**INSTRUCTIONS TO FOLLOW**
Transcribe all of the data exactly. Omit the pictures.

**RECORDED INFORMATION**

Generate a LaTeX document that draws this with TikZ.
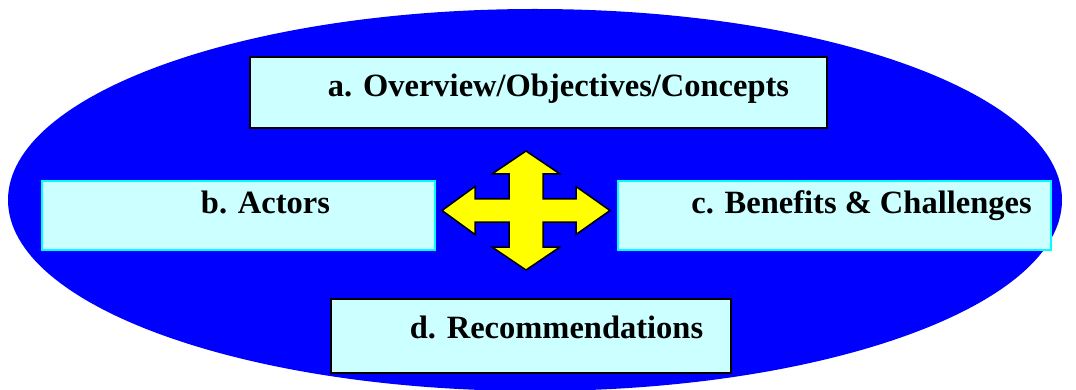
\documentclass[tikz,border=0pt]{standalone}
\usepackage{fontspec}
\setmainfont{Liberation Serif}
\definecolor{pureblue}{RGB}{0,0,255}
\definecolor{boxfill}{RGB}{204,255,255}
\definecolor{cyanedge}{RGB}{0,255,255}
\definecolor{arrowyellow}{RGB}{255,255,0}
\begin{document}
\begin{tikzpicture}[x=1pt,y=-1pt,
  boxbase/.style={rectangle, fill=boxfill, line width=2pt, inner sep=0pt, anchor=north west},
  blackbox/.style={boxbase, draw=black},
  cyanbox/.style={boxbase, draw=cyanedge},
  lbl/.style={font=\fontsize{32.5}{37}\selectfont\bfseries, anchor=base, inner sep=0pt}]
\useasboundingbox (0,0) rectangle (1076,390);
\clip (0,0) rectangle (1076,390);
\fill[pureblue] (535,200) ellipse [x radius=527, y radius=191];
% boxes
\node[blackbox, minimum width=577pt, minimum height=71pt] (a) at (249,56) {};
\node[cyanbox, minimum width=393pt, minimum height=69pt] (b) at (41,180) {};
\node[cyanbox, minimum width=433pt, minimum height=69pt] (c) at (617,180) {};
\node[blackbox, minimum width=400pt, minimum height=74pt] (d) at (330,298) {};
% labels
\node[lbl] (ta) at (558.5,97) {a. Overview/Objectives/Concepts};
\node[lbl] (tb) at (265.5,214) {b. Actors};
\node[lbl] (tc) at (861.5,214) {c. Benefits \& Challenges};
\node[lbl] (td) at (556.5,338) {d. Recommendations};
% four-way arrow
\begin{scope}[shift={(526,210.5)}]
\draw[fill=arrowyellow, draw=black, line width=1.5pt, line join=miter]
  (0,-59.5) -- (34,-36.5) -- (17,-36.5) -- (17,-11.7) -- (50,-11.7) -- (50,-24)
  -- (84,0) -- (50,24) -- (50,11.7) -- (17,11.7) -- (17,36.5) -- (34,36.5)
  -- (0,59.5) -- (-34,36.5) -- (-17,36.5) -- (-17,11.7) -- (-51,11.7) -- (-51,24)
  -- (-84,0) -- (-51,-24) -- (-51,-11.7) -- (-17,-11.7) -- (-17,-36.5) -- (-34,-36.5)
  -- cycle;
\end{scope}
\end{tikzpicture}
\end{document}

**WRITTEN SOLUTION**
Generate a LaTeX document that draws this with TikZ.
\documentclass[tikz,border=0pt]{standalone}
\usepackage{fontspec}
\setmainfont{Liberation Serif}
\definecolor{pureblue}{RGB}{0,0,255}
\definecolor{boxfill}{RGB}{204,255,255}
\definecolor{cyanedge}{RGB}{0,255,255}
\definecolor{arrowyellow}{RGB}{255,255,0}
\begin{document}
\begin{tikzpicture}[x=1pt,y=-1pt,
  boxbase/.style={rectangle, fill=boxfill, line width=2pt, inner sep=0pt, anchor=north west},
  blackbox/.style={boxbase, draw=black},
  cyanbox/.style={boxbase, draw=cyanedge},
  lbl/.style={font=\fontsize{32.5}{37}\selectfont\bfseries, anchor=base, inner sep=0pt}]
\useasboundingbox (0,0) rectangle (1076,390);
\clip (0,0) rectangle (1076,390);
\fill[pureblue] (535,200) ellipse [x radius=527, y radius=191];
% boxes
\node[blackbox, minimum width=577pt, minimum height=71pt] (a) at (249,56) {};
\node[cyanbox, minimum width=393pt, minimum height=69pt] (b) at (41,180) {};
\node[cyanbox, minimum width=433pt, minimum height=69pt] (c) at (617,180) {};
\node[blackbox, minimum width=400pt, minimum height=74pt] (d) at (330,298) {};
% labels
\node[lbl] (ta) at (558.5,97) {a. Overview/Objectives/Concepts};
\node[lbl] (tb) at (265.5,214) {b. Actors};
\node[lbl] (tc) at (861.5,214) {c. Benefits \& Challenges};
\node[lbl] (td) at (556.5,338) {d. Recommendations};
% four-way arrow
\begin{scope}[shift={(526,210.5)}]
\draw[fill=arrowyellow, draw=black, line width=1.5pt, line join=miter]
  (0,-59.5) -- (34,-36.5) -- (17,-36.5) -- (17,-11.7) -- (50,-11.7) -- (50,-24)
  -- (84,0) -- (50,24) -- (50,11.7) -- (17,11.7) -- (17,36.5) -- (34,36.5)
  -- (0,59.5) -- (-34,36.5) -- (-17,36.5) -- (-17,11.7) -- (-51,11.7) -- (-51,24)
  -- (-84,0) -- (-51,-24) -- (-51,-11.7) -- (-17,-11.7) -- (-17,-36.5) -- (-34,-36.5)
  -- cycle;
\end{scope}
\end{tikzpicture}
\end{document}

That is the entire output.